=== Input rows ===

○ ○ ○

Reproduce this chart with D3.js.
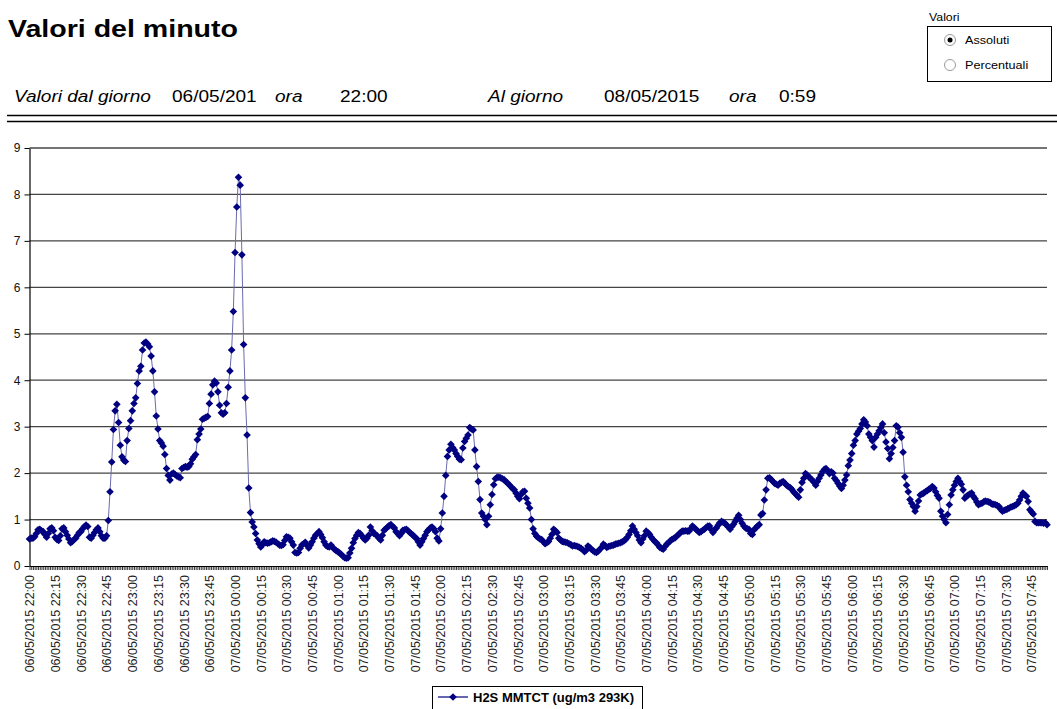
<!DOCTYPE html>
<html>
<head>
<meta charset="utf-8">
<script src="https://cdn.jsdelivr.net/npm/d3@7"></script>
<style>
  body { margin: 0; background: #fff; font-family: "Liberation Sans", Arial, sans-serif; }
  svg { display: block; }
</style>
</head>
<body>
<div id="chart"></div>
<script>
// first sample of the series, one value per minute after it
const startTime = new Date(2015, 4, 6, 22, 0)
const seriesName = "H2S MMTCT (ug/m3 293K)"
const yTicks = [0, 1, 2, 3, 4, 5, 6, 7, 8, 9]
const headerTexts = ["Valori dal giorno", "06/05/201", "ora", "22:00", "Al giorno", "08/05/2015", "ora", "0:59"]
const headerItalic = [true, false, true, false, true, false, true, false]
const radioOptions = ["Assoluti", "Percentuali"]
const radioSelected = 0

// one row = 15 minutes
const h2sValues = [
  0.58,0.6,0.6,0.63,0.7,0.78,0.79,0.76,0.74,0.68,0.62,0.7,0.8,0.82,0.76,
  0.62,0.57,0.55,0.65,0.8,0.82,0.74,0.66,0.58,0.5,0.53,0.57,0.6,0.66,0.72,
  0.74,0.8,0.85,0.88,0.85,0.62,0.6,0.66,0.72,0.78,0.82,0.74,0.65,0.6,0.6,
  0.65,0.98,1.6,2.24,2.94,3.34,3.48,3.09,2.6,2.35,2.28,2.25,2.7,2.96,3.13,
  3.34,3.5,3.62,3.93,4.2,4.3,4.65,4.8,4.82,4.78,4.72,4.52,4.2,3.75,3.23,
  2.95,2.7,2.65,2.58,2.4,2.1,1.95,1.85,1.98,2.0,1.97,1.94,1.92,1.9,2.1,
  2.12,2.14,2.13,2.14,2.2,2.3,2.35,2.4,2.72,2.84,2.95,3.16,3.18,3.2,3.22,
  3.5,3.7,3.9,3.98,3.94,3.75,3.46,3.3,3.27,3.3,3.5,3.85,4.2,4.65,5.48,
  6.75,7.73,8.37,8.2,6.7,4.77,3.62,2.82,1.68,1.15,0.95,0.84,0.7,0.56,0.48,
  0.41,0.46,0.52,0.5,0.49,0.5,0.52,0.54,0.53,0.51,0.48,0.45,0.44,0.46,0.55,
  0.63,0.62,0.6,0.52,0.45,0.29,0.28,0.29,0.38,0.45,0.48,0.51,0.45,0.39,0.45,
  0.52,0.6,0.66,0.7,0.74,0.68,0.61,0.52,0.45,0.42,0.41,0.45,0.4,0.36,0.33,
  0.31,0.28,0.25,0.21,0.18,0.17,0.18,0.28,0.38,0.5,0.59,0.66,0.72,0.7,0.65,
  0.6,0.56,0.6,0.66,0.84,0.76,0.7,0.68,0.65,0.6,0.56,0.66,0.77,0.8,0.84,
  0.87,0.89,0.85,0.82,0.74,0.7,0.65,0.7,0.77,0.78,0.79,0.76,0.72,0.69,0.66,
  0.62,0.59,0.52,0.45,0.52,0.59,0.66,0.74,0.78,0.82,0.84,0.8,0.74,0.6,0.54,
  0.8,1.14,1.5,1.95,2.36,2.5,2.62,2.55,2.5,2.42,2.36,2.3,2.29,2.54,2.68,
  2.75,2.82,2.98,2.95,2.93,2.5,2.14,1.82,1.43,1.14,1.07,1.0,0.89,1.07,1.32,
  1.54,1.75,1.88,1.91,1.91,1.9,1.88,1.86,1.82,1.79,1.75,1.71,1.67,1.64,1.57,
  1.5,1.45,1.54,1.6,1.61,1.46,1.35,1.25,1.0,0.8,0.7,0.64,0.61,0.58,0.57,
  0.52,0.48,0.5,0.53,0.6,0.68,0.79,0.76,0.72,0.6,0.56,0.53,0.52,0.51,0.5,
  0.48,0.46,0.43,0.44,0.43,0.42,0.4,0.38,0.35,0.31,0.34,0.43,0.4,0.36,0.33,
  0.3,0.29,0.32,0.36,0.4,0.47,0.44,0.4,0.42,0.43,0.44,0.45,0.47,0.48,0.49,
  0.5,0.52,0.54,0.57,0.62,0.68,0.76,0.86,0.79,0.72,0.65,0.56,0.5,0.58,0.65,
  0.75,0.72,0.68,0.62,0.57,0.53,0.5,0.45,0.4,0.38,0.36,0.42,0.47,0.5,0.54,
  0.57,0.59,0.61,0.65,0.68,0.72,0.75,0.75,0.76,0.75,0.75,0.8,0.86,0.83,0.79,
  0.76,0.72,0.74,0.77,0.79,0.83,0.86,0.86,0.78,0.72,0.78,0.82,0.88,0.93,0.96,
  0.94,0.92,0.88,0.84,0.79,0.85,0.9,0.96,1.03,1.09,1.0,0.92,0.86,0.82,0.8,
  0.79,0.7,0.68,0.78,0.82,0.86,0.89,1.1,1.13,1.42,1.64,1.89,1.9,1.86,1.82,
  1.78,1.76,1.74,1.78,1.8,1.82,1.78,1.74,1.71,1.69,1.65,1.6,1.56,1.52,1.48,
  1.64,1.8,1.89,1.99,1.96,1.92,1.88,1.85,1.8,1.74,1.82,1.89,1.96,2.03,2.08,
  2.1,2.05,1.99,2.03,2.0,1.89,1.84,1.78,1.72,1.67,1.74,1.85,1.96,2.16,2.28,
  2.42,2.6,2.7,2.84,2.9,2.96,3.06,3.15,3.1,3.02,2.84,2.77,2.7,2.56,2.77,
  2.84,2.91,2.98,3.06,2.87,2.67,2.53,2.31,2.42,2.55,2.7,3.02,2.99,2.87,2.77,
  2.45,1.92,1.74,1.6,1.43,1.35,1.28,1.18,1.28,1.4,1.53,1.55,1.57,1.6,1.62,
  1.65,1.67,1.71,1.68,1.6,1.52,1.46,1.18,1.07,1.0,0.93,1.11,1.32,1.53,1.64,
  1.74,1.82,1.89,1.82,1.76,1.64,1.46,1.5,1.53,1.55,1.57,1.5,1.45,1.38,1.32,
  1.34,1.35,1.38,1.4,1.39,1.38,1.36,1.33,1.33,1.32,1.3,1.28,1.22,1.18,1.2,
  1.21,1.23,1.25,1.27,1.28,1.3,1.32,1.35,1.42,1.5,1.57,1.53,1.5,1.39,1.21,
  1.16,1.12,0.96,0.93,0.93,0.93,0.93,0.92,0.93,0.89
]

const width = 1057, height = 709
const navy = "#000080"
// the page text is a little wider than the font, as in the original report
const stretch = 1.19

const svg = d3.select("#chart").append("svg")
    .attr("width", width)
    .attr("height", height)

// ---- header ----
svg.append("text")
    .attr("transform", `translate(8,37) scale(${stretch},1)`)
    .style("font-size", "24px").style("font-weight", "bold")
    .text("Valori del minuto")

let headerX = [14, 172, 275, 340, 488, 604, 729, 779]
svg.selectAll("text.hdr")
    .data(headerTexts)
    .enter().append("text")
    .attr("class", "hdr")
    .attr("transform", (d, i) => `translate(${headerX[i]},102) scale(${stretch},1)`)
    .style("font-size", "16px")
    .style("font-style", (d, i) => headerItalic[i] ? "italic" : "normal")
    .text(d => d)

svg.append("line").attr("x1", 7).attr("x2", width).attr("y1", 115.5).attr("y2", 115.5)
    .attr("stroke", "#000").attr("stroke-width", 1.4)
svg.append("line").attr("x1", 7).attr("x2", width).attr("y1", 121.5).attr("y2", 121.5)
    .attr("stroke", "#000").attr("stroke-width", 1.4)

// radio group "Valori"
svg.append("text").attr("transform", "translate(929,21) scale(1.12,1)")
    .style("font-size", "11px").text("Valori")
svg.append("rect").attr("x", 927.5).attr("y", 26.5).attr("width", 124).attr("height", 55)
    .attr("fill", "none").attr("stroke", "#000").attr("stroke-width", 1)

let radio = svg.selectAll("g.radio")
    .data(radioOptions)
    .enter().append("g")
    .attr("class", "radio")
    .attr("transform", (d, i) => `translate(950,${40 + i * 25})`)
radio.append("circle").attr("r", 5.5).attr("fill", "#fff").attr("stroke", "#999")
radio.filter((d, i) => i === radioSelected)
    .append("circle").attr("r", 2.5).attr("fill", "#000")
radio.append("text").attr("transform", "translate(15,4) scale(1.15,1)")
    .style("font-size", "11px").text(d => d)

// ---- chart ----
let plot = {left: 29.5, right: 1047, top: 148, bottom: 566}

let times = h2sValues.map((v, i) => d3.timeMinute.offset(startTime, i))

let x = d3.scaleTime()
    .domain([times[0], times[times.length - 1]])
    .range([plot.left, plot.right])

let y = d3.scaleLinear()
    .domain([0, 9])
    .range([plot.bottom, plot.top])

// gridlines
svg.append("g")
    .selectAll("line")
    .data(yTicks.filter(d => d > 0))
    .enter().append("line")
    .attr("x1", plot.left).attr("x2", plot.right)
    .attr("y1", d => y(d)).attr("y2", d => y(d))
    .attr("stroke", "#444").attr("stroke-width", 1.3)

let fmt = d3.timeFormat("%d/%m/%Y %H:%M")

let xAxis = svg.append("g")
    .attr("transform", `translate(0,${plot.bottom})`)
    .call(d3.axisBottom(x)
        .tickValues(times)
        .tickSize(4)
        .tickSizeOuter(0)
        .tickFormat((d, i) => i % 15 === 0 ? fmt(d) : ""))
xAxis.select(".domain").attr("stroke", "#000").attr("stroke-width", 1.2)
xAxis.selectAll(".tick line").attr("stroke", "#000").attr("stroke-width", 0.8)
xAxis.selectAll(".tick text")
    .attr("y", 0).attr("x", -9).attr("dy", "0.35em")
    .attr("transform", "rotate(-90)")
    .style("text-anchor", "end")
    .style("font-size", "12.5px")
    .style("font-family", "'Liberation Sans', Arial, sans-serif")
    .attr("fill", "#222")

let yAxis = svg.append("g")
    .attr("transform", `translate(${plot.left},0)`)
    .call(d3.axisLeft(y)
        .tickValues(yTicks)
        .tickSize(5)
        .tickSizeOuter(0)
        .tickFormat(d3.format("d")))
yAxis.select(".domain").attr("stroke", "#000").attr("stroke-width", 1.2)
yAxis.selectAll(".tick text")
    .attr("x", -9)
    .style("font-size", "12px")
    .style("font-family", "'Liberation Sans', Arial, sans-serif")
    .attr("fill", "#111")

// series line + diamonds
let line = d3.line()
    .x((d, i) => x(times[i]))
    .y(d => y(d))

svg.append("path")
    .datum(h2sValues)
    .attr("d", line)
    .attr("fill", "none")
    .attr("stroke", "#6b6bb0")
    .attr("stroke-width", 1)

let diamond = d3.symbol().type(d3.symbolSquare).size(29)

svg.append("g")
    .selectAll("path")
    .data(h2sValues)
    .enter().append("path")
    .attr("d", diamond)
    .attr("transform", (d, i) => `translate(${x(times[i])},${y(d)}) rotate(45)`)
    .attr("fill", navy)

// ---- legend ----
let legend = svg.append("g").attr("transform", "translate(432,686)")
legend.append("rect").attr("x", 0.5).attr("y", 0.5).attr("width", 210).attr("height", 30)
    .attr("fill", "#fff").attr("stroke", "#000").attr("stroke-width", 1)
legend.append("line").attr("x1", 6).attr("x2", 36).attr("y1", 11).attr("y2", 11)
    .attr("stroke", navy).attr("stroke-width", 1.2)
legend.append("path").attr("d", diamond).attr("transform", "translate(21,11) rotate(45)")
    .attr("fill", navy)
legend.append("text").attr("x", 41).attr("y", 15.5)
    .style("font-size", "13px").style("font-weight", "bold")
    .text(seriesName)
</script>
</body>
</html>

○ ○ ○

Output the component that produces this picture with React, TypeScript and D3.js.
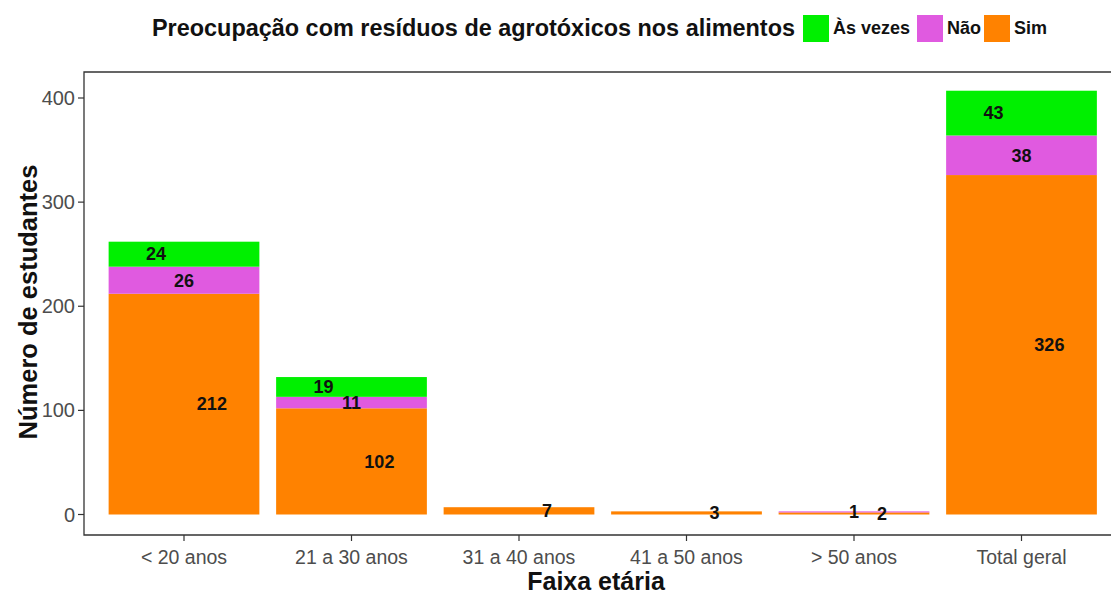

○ ○ ○

=== What you are asked to do ===
Repeat exactly, and only, the entries from the line with "Reproduce this chart with D3.js." through the line with "const radioSelected = 0". Pictures are skipped.

=== Solved problem ===
Reproduce this chart with D3.js.
<!DOCTYPE html>
<html>
<head>
<meta charset="utf-8">
<script src="https://cdn.jsdelivr.net/npm/d3@7"></script>
<style>
  body { margin: 0; background: #fff; font-family: "Liberation Sans", Arial, sans-serif; }
  svg { display: block; }
</style>
</head>
<body>
<div id="chart"></div>
<script>
// first sample of the series, one value per minute after it
const startTime = new Date(2015, 4, 6, 22, 0)
const seriesName = "H2S MMTCT (ug/m3 293K)"
const yTicks = [0, 1, 2, 3, 4, 5, 6, 7, 8, 9]
const headerTexts = ["Valori dal giorno", "06/05/201", "ora", "22:00", "Al giorno", "08/05/2015", "ora", "0:59"]
const headerItalic = [true, false, true, false, true, false, true, false]
const radioOptions = ["Assoluti", "Percentuali"]
const radioSelected = 0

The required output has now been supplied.